__Material provided__:
>> START

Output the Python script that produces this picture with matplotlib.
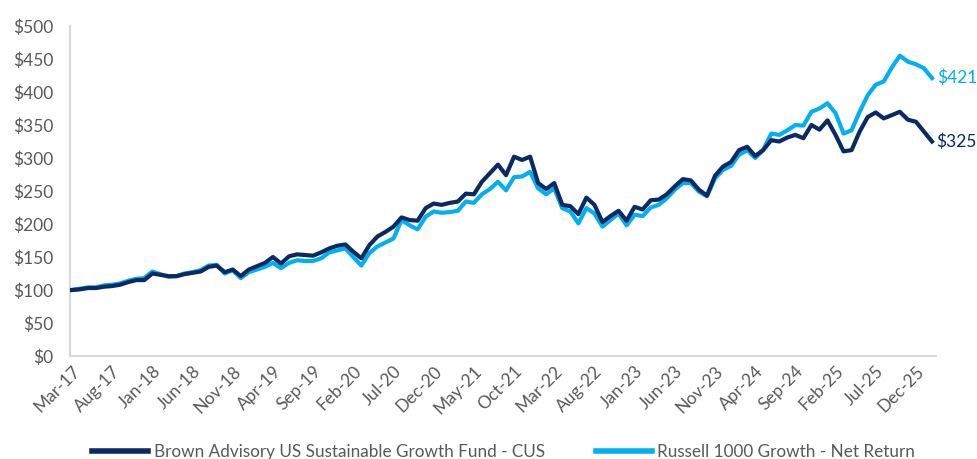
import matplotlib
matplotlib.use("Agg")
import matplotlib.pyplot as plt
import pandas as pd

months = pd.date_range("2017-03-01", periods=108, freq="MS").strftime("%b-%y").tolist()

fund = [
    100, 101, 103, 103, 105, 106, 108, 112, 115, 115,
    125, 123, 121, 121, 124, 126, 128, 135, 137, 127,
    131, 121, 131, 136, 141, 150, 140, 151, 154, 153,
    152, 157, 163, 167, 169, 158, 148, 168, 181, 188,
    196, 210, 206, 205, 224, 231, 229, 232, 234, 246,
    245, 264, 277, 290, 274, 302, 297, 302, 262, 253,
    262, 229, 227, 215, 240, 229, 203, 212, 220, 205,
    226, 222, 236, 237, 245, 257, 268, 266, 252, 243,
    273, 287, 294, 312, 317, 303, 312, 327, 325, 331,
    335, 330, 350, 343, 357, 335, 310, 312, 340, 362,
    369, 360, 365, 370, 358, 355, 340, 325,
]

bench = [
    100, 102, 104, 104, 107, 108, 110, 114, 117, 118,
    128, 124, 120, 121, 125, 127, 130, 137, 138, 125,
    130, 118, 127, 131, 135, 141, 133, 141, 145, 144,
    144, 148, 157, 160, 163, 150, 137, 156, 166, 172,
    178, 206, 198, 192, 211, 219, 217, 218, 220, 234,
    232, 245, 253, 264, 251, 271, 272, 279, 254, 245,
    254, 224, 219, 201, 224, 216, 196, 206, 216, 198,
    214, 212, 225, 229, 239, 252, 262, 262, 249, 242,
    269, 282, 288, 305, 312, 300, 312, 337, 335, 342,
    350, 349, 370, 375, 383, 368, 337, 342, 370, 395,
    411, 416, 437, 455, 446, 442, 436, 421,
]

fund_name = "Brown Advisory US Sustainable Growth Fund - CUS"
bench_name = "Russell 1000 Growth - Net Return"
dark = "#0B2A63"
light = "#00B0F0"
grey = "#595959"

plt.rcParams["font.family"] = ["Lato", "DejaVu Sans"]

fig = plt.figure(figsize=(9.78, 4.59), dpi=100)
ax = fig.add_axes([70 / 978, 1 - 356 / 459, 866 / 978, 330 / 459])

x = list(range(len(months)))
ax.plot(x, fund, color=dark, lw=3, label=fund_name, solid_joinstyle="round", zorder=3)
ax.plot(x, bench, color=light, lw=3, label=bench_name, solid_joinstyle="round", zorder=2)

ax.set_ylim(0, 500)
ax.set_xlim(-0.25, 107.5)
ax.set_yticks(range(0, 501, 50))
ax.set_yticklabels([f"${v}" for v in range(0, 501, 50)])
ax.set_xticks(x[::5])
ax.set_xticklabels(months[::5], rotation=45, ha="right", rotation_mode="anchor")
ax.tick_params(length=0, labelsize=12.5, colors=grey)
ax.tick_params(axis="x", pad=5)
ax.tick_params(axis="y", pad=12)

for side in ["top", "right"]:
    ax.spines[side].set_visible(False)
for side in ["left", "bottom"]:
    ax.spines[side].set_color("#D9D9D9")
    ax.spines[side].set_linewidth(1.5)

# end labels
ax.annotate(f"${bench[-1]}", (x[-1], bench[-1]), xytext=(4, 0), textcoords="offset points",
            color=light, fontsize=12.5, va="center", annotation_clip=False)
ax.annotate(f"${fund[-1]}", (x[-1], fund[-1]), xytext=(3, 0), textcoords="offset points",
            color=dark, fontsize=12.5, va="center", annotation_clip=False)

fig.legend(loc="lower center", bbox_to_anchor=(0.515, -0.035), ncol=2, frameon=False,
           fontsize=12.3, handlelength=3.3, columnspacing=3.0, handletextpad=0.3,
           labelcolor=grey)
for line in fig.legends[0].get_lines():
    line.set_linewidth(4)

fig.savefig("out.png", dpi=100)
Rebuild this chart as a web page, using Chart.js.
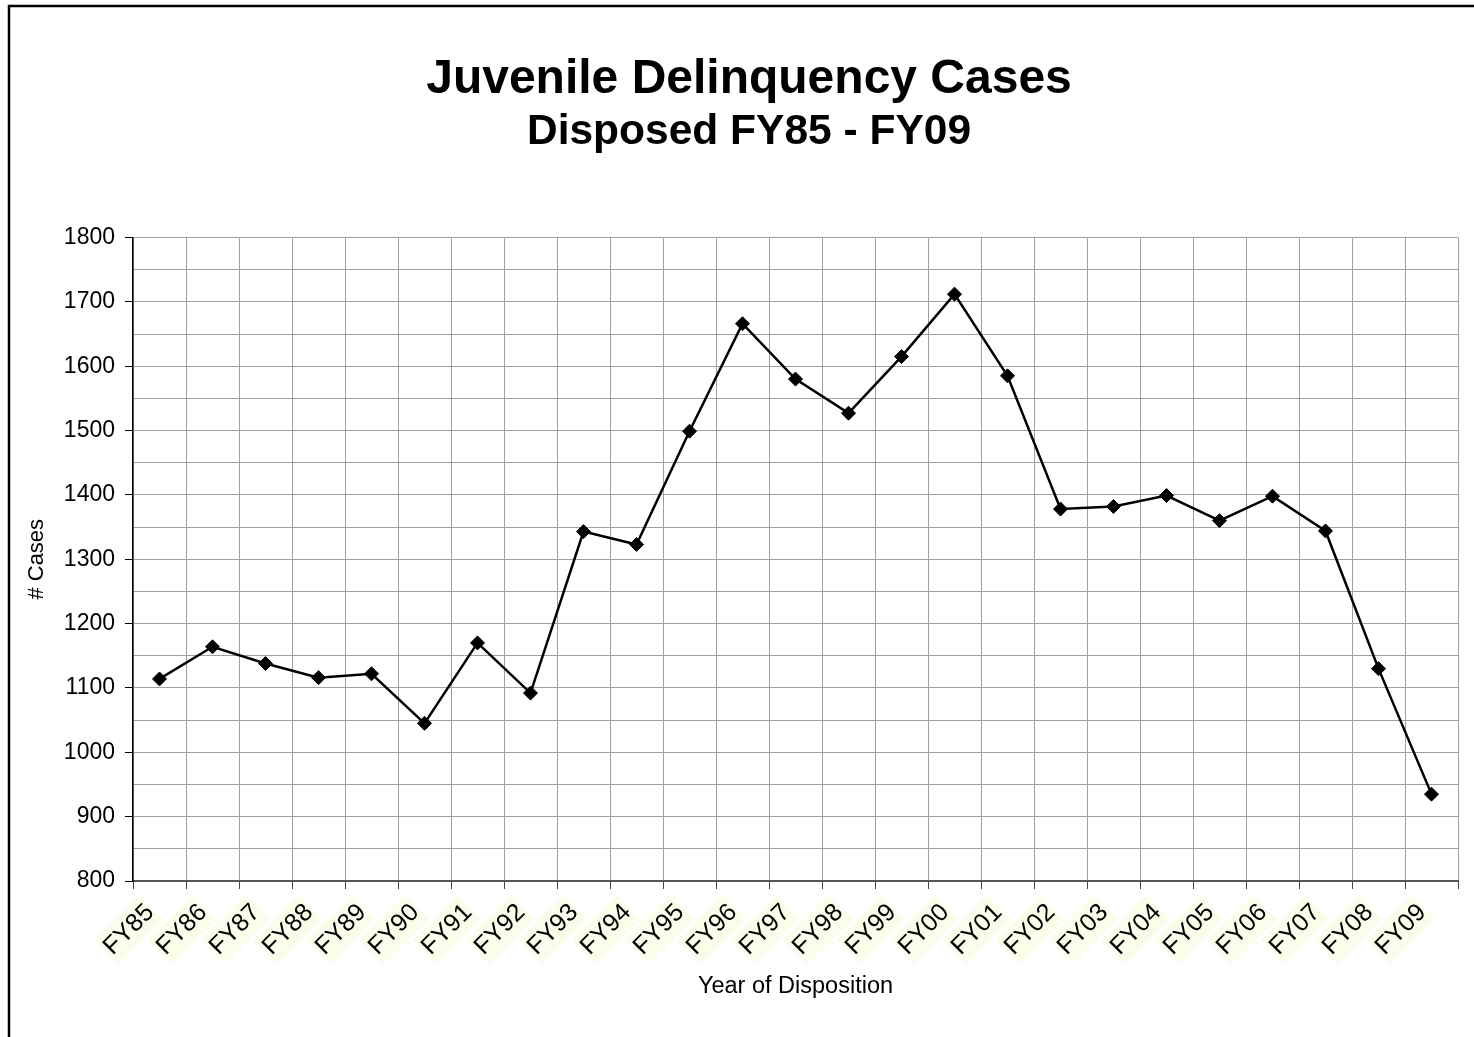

>> END

__Do this__:
Restate each of the entries above word for word and skip every image.

__Output for this exercise__:
Output the Python script that produces this picture with matplotlib.
import matplotlib
matplotlib.use("Agg")
import matplotlib.pyplot as plt
import pandas as pd

months = pd.date_range("2017-03-01", periods=108, freq="MS").strftime("%b-%y").tolist()

fund = [
    100, 101, 103, 103, 105, 106, 108, 112, 115, 115,
    125, 123, 121, 121, 124, 126, 128, 135, 137, 127,
    131, 121, 131, 136, 141, 150, 140, 151, 154, 153,
    152, 157, 163, 167, 169, 158, 148, 168, 181, 188,
    196, 210, 206, 205, 224, 231, 229, 232, 234, 246,
    245, 264, 277, 290, 274, 302, 297, 302, 262, 253,
    262, 229, 227, 215, 240, 229, 203, 212, 220, 205,
    226, 222, 236, 237, 245, 257, 268, 266, 252, 243,
    273, 287, 294, 312, 317, 303, 312, 327, 325, 331,
    335, 330, 350, 343, 357, 335, 310, 312, 340, 362,
    369, 360, 365, 370, 358, 355, 340, 325,
]

bench = [
    100, 102, 104, 104, 107, 108, 110, 114, 117, 118,
    128, 124, 120, 121, 125, 127, 130, 137, 138, 125,
    130, 118, 127, 131, 135, 141, 133, 141, 145, 144,
    144, 148, 157, 160, 163, 150, 137, 156, 166, 172,
    178, 206, 198, 192, 211, 219, 217, 218, 220, 234,
    232, 245, 253, 264, 251, 271, 272, 279, 254, 245,
    254, 224, 219, 201, 224, 216, 196, 206, 216, 198,
    214, 212, 225, 229, 239, 252, 262, 262, 249, 242,
    269, 282, 288, 305, 312, 300, 312, 337, 335, 342,
    350, 349, 370, 375, 383, 368, 337, 342, 370, 395,
    411, 416, 437, 455, 446, 442, 436, 421,
]

fund_name = "Brown Advisory US Sustainable Growth Fund - CUS"
bench_name = "Russell 1000 Growth - Net Return"
dark = "#0B2A63"
light = "#00B0F0"
grey = "#595959"

plt.rcParams["font.family"] = ["Lato", "DejaVu Sans"]

fig = plt.figure(figsize=(9.78, 4.59), dpi=100)
ax = fig.add_axes([70 / 978, 1 - 356 / 459, 866 / 978, 330 / 459])

x = list(range(len(months)))
ax.plot(x, fund, color=dark, lw=3, label=fund_name, solid_joinstyle="round", zorder=3)
ax.plot(x, bench, color=light, lw=3, label=bench_name, solid_joinstyle="round", zorder=2)

ax.set_ylim(0, 500)
ax.set_xlim(-0.25, 107.5)
ax.set_yticks(range(0, 501, 50))
ax.set_yticklabels([f"${v}" for v in range(0, 501, 50)])
ax.set_xticks(x[::5])
ax.set_xticklabels(months[::5], rotation=45, ha="right", rotation_mode="anchor")
ax.tick_params(length=0, labelsize=12.5, colors=grey)
ax.tick_params(axis="x", pad=5)
ax.tick_params(axis="y", pad=12)

for side in ["top", "right"]:
    ax.spines[side].set_visible(False)
for side in ["left", "bottom"]:
    ax.spines[side].set_color("#D9D9D9")
    ax.spines[side].set_linewidth(1.5)

# end labels
ax.annotate(f"${bench[-1]}", (x[-1], bench[-1]), xytext=(4, 0), textcoords="offset points",
            color=light, fontsize=12.5, va="center", annotation_clip=False)
ax.annotate(f"${fund[-1]}", (x[-1], fund[-1]), xytext=(3, 0), textcoords="offset points",
            color=dark, fontsize=12.5, va="center", annotation_clip=False)

fig.legend(loc="lower center", bbox_to_anchor=(0.515, -0.035), ncol=2, frameon=False,
           fontsize=12.3, handlelength=3.3, columnspacing=3.0, handletextpad=0.3,
           labelcolor=grey)
for line in fig.legends[0].get_lines():
    line.set_linewidth(4)

fig.savefig("out.png", dpi=100)
Rebuild this chart as a web page, using Chart.js.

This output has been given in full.